FIG. 4 is a graph of simulation results showing the frequency response characteristics of the planar type filter 200 without the air cavity module of FIG. 1.
Referring to FIG. 4, the planar type filter 200 was designed as a CPW type 4-pole bandpass filter having a center frequency of about 60 GHz. From the standpoint of frequency response characteristics, a curve S11 does not exceed 15 dB at 60 GHz, and a curve S21 exhibits a greater transmission loss than 10 dB at 60 GHz. Since the curves S11 and S 21 are generally gentle, it can be interpreted that the frequency response characteristics of the filter 200 are affected by radiation loss.
FIG. 5 is a graph of simulation results showing the frequency response characteristics of the planar type filter 200 with the air cavity module of FIG. 1.

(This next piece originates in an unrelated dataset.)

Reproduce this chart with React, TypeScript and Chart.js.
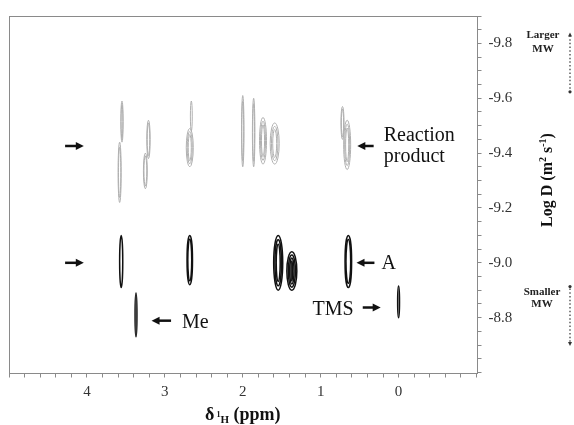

Referring to FIG. 5, the simulation was conducted using the planar type filter 200, which includes the air cavity 100 having a width wc of 0.7 mm and a height hc of 0.5 mm and the hole having a width wp of 0.4 mm and a depth dp of 0.5 mm. A curve S11 approximates to 20 dB at about 60±2 GHz, and a curve S21 reaches 4 dB or less at about 60±2 GHz. That is, the filter 200 has excellent frequency response characteristics.
From the simulation results shown in FIGS. 4 and 5, it can be confirmed that the air cavity module according to the exemplary embodiment of the present invention can notably reduce the transmission loss and radiation loss.
As described above, in the air cavity module for a planar type filter operating in millimeter-wave frequency bands according to the present invention, cavity resonance is eliminated from an air cavity for a planar type filter and the planar type filter is completely mounted in the air cavity. Hence, both transmission loss and radiation loss can be lessened to improve the characteristics of the filter that operates in the millimeter-wave frequency bands.
Although exemplary embodiments of the present invention have been described with reference to the attached drawings, the present invention is not limited to these embodiments, and it should be appreciated to those skilled in the art that a variety of modifications and changes can be made without departing from the spirit and scope of the present invention.